== What the task asks ==
In the lines below, output everything from the first line through the line containing "var ticks = [0,100,200,300,400,500,600,700,800];" exactly as it is. Pictures are not part of the output.

== Source material ==
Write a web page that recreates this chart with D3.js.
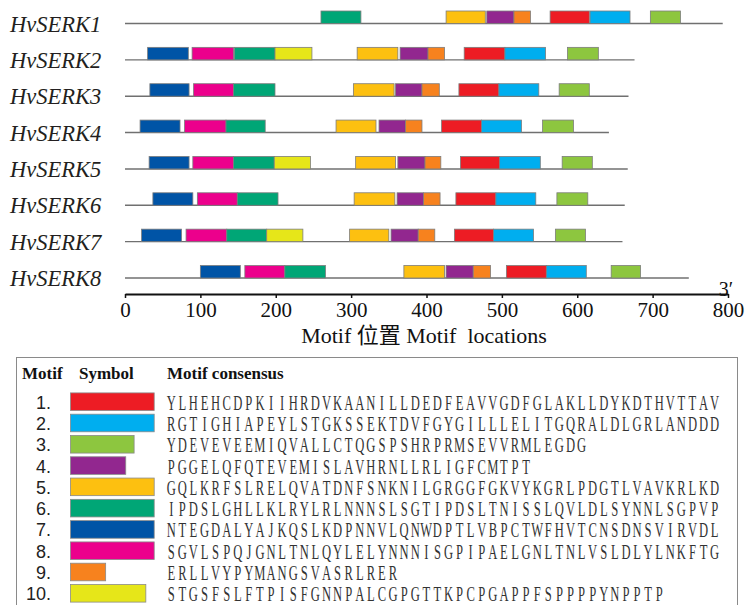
<!DOCTYPE html>
<html>
<head>
<meta charset="utf-8">
<script src="https://cdn.jsdelivr.net/npm/d3@7"></script>
<style>
  body { margin: 0; background: #fff; }
</style>
</head>
<body>
<div id="canvas-svg"></div>
<script>

// genes and their lengths
var genes = ["HvSERK1","HvSERK2","HvSERK3","HvSERK4","HvSERK5","HvSERK6","HvSERK7","HvSERK8"];
var geneLength = [793, 676, 668, 642, 667, 663, 660, 748];

// motif blocks per gene: [motif, start, end]
var serk1 = [[6,260,313],[5,426,478],[4,480,516],[9,516,538],[1,564,616],[2,617,670],[3,697,737]];
var serk2 = [[7,30,84],[8,89,144],[6,145,199],[10,199,248],[5,308,362],[4,365,402],[9,402,424],[1,450,504],[2,504,558],[3,587,628]];
var serk3 = [[7,33,85],[8,91,144],[6,144,199],[5,303,357],[4,359,394],[9,394,417],[1,443,496],[2,496,549],[3,576,616]];
var serk4 = [[7,20,73],[8,79,134],[6,134,186],[5,280,333],[4,337,372],[9,372,394],[1,420,473],[2,473,526],[3,554,595]];
var serk5 = [[7,32,85],[8,90,144],[6,144,198],[10,198,246],[5,306,359],[4,362,398],[9,398,419],[1,445,497],[2,497,551],[3,580,620]];
var serk6 = [[7,37,90],[8,96,149],[6,149,203],[5,304,358],[4,361,396],[9,396,418],[1,439,492],[2,492,545],[3,573,614]];
var serk7 = [[7,22,75],[8,81,135],[6,135,188],[10,188,236],[5,298,350],[4,353,389],[9,389,411],[1,437,489],[2,489,542],[3,571,611]];
var serk8 = [[7,100,153],[8,159,212],[6,212,266],[5,370,424],[4,426,462],[9,462,485],[1,506,559],[2,559,612],[3,645,684]];
var blocks = [serk1, serk2, serk3, serk4, serk5, serk6, serk7, serk8];

var ticks = [0,100,200,300,400,500,600,700,800];

var motifs = [1,2,3,4,5,6,7,8,9,10];
var motifColors = ["#ed1c24","#00aeef","#8dc63f","#92278f","#fdc010","#00a676","#0054a6","#ec008c","#f7821e","#e6e619"];
var consensus = [
  "YLHEHCDPKIIHRDVKAANILLDEDFEAVVGDFGLAKLLDYKDTHVTTAV",
  "RGTIGHIAPEYLSTGKSSEKTDVFGYGILLLELITGQRALDLGRLANDDD",
  "YDEVEVEEMIQVALLCTQGSPSHRPRMSEVVRMLEGDG",
  "PGGELQFQTEVEMISLAVHRNLLRLIGFCMTPT",
  "GQLKRFSLRELQVATDNFSNKNILGRGGFGKVYKGRLPDGTLVAVKRLKD",
  "IPDSLGHLLKLRYLRLNNNSLSGTIPDSLTNISSLQVLDLSYNNLSGPVP",
  "NTEGDALYAJKQSLKDPNNVLQNWDPTLVBPCTWFHVTCNSDNSVIRVDL",
  "SGVLSPQJGNLTNLQYLELYNNNISGPIPAELGNLTNLVSLDLYLNKFTG",
  "ERLLVYPYMANGSVASRLRER",
  "STGSFSLFTPISFGNNPALCGPGTTKPCPGAPPFSPPPPYNPPTP"
];

var width = 751, height = 605;
var serif = "'Liberation Serif', 'Times New Roman', serif";

var svg = d3.select("#canvas-svg").append("svg")
    .attr("width", width)
    .attr("height", height);

var x = d3.scaleLinear().domain([0, 800]).range([125, 728]);
var y = d3.scalePoint().domain(genes).range([23.5, 278]);
var color = d3.scaleOrdinal().domain(motifs).range(motifColors);
var boxH = 12.5;

// gene rows
var row = svg.selectAll("g.gene")
  .data(genes)
  .enter().append("g")
  .attr("class", "gene")
  .attr("transform", function(d){ return "translate(0," + y(d) + ")"; });

row.append("text")
  .attr("x", 10)
  .attr("y", 8)
  .style("font-family", serif)
  .style("font-style", "italic")
  .style("font-size", "22.5px")
  .style("fill", "#231f20")
  .text(function(d){ return d; });

row.append("line")
  .attr("x1", x(0))
  .attr("x2", function(d, i){ return x(geneLength[i]); })
  .style("stroke", "#707070")
  .style("stroke-width", 1.4);

row.selectAll("rect")
  .data(function(d, i){ return blocks[i]; })
  .enter().append("rect")
  .attr("x", function(d){ return x(d[1]); })
  .attr("y", -boxH)
  .attr("width", function(d){ return x(d[2]) - x(d[1]); })
  .attr("height", boxH)
  .style("fill", function(d){ return color(d[0]); })
  .style("stroke", "#7d7d7d")
  .style("stroke-width", 0.8);

// axis
var axis = svg.append("g")
  .attr("transform", "translate(0,294)")
  .call(d3.axisBottom(x).tickValues(ticks).tickSize(4).tickPadding(4).tickSizeOuter(0));

axis.select(".domain").style("stroke", "#111").style("stroke-width", 2);
axis.selectAll(".tick line").style("stroke", "#111").style("stroke-width", 1.5);
axis.selectAll(".tick text")
  .style("font-family", serif)
  .style("font-size", "21px")
  .style("fill", "#111");

svg.append("text")
  .attr("x", x(800) - 2)
  .attr("y", 296)
  .attr("text-anchor", "middle")
  .style("font-family", serif)
  .style("font-size", "20px")
  .style("fill", "#111")
  .text("3\u2032");

svg.append("text")
  .attr("x", 424)
  .attr("y", 343)
  .attr("text-anchor", "middle")
  .style("font-family", "'Liberation Serif', 'Noto Sans CJK SC', serif")
  .style("font-size", "22px")
  .style("fill", "#111")
  .style("white-space", "pre")
  .text("Motif 位置 Motif  locations");

// legend
var legend = svg.append("g");

legend.append("rect")
  .attr("x", 16.5)
  .attr("y", 357.5)
  .attr("width", 721)
  .attr("height", 260)
  .style("fill", "none")
  .style("stroke", "#8a8a8a")
  .style("stroke-width", 1);

var heads = [["Motif", 22], ["Symbol", 79], ["Motif consensus", 167]];
legend.selectAll("text.head")
  .data(heads)
  .enter().append("text")
  .attr("class", "head")
  .attr("x", function(d){ return d[1]; })
  .attr("y", 379)
  .style("font-family", serif)
  .style("font-weight", "bold")
  .style("font-size", "17px")
  .style("fill", "#111")
  .text(function(d){ return d[0]; });

var ly = d3.scaleLinear().domain([1, 10]).range([401.7, 593.3]);
var sw = d3.scaleLinear().domain([0, 50]).range([0, 83.7]);
var pitch = 11.09, sx = 0.6;

var item = legend.selectAll("g.item")
  .data(motifs)
  .enter().append("g")
  .attr("class", "item")
  .attr("transform", function(d){ return "translate(0," + ly(d) + ")"; });

item.append("text")
  .attr("x", 51)
  .attr("y", 7)
  .attr("text-anchor", "end")
  .style("font-family", "'Liberation Sans', Arial, sans-serif")
  .style("font-size", "18px")
  .style("fill", "#222")
  .text(function(d){ return d + "."; });

item.append("rect")
  .attr("x", 70.5)
  .attr("y", -8.8)
  .attr("width", function(d, i){ return sw(consensus[i].length); })
  .attr("height", 17.6)
  .style("fill", function(d){ return color(d); })
  .style("stroke", "#8a8a8a")
  .style("stroke-width", 0.8);

// monospace-like layout: one cell per residue, glyphs narrowed
item.append("text")
  .attr("transform", "translate(165.7,8) scale(" + sx + ",1)")
  .attr("x", function(d, i){
    return consensus[i].split("").map(function(c, j){ return ((j + 0.5) * pitch / sx).toFixed(2); }).join(" ");
  })
  .attr("text-anchor", "middle")
  .style("font-family", serif)
  .style("font-size", "21px")
  .style("fill", "#333")
  .text(function(d, i){ return consensus[i]; });

</script>
</body>
</html>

== Result for this exercise ==
Write a web page that recreates this chart with D3.js.
<!DOCTYPE html>
<html>
<head>
<meta charset="utf-8">
<script src="https://cdn.jsdelivr.net/npm/d3@7"></script>
<style>
  body { margin: 0; background: #fff; }
</style>
</head>
<body>
<div id="canvas-svg"></div>
<script>

// genes and their lengths
var genes = ["HvSERK1","HvSERK2","HvSERK3","HvSERK4","HvSERK5","HvSERK6","HvSERK7","HvSERK8"];
var geneLength = [793, 676, 668, 642, 667, 663, 660, 748];

// motif blocks per gene: [motif, start, end]
var serk1 = [[6,260,313],[5,426,478],[4,480,516],[9,516,538],[1,564,616],[2,617,670],[3,697,737]];
var serk2 = [[7,30,84],[8,89,144],[6,145,199],[10,199,248],[5,308,362],[4,365,402],[9,402,424],[1,450,504],[2,504,558],[3,587,628]];
var serk3 = [[7,33,85],[8,91,144],[6,144,199],[5,303,357],[4,359,394],[9,394,417],[1,443,496],[2,496,549],[3,576,616]];
var serk4 = [[7,20,73],[8,79,134],[6,134,186],[5,280,333],[4,337,372],[9,372,394],[1,420,473],[2,473,526],[3,554,595]];
var serk5 = [[7,32,85],[8,90,144],[6,144,198],[10,198,246],[5,306,359],[4,362,398],[9,398,419],[1,445,497],[2,497,551],[3,580,620]];
var serk6 = [[7,37,90],[8,96,149],[6,149,203],[5,304,358],[4,361,396],[9,396,418],[1,439,492],[2,492,545],[3,573,614]];
var serk7 = [[7,22,75],[8,81,135],[6,135,188],[10,188,236],[5,298,350],[4,353,389],[9,389,411],[1,437,489],[2,489,542],[3,571,611]];
var serk8 = [[7,100,153],[8,159,212],[6,212,266],[5,370,424],[4,426,462],[9,462,485],[1,506,559],[2,559,612],[3,645,684]];
var blocks = [serk1, serk2, serk3, serk4, serk5, serk6, serk7, serk8];

var ticks = [0,100,200,300,400,500,600,700,800];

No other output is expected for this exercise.